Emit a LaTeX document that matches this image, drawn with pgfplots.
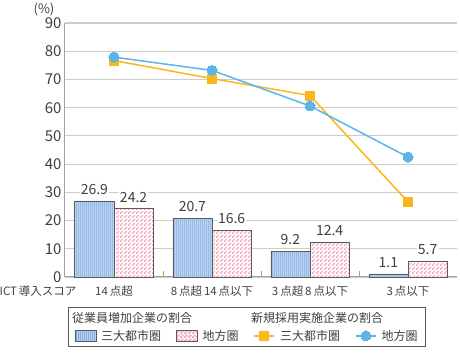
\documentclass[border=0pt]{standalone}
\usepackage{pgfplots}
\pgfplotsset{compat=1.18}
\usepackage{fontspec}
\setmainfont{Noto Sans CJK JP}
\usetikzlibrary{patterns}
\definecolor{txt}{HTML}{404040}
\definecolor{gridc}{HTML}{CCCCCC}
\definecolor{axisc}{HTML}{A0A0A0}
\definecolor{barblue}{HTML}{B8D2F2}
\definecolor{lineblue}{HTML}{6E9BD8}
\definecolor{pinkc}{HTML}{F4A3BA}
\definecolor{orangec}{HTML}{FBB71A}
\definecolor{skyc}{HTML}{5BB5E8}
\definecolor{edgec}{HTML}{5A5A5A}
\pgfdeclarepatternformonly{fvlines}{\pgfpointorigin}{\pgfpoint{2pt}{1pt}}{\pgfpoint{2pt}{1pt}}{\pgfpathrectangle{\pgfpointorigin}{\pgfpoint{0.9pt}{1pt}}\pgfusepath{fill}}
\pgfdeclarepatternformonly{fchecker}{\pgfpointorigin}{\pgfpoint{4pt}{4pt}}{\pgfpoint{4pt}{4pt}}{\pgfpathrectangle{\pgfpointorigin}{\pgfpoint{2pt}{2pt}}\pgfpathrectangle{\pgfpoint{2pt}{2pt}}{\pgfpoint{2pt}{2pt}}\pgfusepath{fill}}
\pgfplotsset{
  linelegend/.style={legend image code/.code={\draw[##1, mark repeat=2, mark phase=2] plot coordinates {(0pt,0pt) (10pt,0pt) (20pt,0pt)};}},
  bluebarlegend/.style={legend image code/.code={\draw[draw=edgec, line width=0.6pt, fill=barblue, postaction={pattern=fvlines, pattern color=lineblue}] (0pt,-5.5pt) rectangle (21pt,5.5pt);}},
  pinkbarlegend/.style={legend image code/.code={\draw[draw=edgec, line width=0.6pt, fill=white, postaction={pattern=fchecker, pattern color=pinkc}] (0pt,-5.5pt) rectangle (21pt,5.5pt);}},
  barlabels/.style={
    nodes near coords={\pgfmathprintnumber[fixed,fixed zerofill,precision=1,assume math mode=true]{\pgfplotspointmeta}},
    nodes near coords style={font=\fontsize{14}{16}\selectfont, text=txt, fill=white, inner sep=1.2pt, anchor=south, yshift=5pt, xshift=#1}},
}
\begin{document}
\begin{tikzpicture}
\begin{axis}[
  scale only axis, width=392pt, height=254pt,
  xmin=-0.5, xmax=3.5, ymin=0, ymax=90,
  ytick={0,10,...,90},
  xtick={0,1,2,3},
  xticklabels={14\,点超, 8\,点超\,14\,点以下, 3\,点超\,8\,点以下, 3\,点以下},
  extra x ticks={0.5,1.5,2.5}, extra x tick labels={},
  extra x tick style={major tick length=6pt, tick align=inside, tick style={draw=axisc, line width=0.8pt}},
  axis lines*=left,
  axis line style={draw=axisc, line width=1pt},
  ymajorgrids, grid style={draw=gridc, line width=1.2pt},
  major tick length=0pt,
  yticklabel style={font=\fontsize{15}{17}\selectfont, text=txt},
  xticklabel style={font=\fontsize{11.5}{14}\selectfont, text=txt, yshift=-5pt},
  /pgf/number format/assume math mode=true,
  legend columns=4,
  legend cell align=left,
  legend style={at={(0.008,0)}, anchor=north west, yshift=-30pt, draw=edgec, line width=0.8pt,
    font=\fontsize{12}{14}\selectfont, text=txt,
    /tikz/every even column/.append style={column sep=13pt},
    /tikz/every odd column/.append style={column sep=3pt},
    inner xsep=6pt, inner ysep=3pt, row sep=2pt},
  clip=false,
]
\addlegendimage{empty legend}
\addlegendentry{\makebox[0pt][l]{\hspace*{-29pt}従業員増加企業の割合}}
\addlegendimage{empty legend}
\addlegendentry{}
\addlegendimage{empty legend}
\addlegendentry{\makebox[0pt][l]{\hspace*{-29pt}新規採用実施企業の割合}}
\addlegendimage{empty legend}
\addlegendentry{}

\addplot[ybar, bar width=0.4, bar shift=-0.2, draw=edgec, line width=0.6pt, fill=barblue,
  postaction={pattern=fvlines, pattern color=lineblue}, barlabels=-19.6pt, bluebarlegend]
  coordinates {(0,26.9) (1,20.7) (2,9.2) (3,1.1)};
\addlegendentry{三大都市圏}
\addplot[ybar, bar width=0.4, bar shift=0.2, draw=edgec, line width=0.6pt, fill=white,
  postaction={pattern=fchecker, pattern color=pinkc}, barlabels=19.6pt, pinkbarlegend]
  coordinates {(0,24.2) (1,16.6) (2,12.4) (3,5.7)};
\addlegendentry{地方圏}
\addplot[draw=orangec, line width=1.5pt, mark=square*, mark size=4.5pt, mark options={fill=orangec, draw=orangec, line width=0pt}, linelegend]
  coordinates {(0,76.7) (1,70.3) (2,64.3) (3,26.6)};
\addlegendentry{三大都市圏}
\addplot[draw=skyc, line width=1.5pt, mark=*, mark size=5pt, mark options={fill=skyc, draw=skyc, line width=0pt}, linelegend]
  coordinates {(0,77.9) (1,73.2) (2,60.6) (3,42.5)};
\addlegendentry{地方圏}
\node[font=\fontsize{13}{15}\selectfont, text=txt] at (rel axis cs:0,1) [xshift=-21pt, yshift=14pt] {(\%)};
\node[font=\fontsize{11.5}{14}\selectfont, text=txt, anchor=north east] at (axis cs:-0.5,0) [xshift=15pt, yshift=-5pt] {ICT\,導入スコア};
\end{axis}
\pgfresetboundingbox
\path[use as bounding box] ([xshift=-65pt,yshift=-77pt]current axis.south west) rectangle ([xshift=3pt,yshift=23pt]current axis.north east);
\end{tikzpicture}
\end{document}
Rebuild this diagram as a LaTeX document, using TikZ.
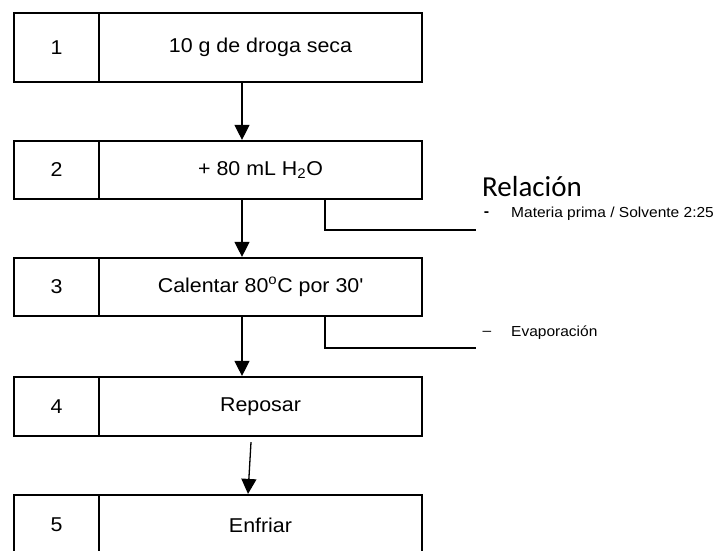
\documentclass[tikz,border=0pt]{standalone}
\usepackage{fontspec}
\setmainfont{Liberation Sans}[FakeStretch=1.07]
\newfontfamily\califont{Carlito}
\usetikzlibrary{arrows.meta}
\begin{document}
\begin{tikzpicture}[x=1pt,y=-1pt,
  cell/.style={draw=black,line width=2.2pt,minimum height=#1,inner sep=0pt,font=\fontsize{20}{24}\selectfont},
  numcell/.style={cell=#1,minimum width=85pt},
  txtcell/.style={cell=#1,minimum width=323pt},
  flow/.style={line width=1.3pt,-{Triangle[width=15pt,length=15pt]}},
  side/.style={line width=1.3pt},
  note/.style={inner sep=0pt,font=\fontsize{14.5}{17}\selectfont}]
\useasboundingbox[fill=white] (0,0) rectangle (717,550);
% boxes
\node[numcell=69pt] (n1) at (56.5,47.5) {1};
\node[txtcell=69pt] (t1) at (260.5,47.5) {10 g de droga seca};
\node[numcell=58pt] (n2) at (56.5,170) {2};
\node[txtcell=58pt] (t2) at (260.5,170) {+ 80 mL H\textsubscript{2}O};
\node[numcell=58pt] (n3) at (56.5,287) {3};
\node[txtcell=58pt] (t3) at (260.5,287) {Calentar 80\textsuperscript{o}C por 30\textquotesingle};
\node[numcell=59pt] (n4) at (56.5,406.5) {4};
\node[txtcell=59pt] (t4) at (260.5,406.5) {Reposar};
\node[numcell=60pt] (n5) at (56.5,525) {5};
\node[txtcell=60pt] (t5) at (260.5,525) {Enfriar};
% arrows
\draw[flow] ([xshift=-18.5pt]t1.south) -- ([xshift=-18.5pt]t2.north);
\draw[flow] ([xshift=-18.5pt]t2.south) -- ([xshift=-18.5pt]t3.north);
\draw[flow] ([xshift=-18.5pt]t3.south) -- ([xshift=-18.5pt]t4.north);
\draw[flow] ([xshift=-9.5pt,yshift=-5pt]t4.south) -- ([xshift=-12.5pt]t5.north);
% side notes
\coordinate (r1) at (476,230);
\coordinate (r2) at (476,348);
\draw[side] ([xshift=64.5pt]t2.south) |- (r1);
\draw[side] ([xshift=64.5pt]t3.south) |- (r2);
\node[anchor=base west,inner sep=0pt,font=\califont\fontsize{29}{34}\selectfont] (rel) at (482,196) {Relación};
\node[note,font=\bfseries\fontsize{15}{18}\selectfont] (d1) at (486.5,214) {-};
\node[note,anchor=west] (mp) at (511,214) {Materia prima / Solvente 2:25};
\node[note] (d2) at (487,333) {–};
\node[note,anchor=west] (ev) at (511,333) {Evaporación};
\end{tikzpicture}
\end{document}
────────────────
*Instruction*
Read the entries and pick out all lines that include the word "LaTeX".

*Answer below*
Emit a LaTeX document that matches this image, drawn with pgfplots.
Rebuild this diagram as a LaTeX document, using TikZ.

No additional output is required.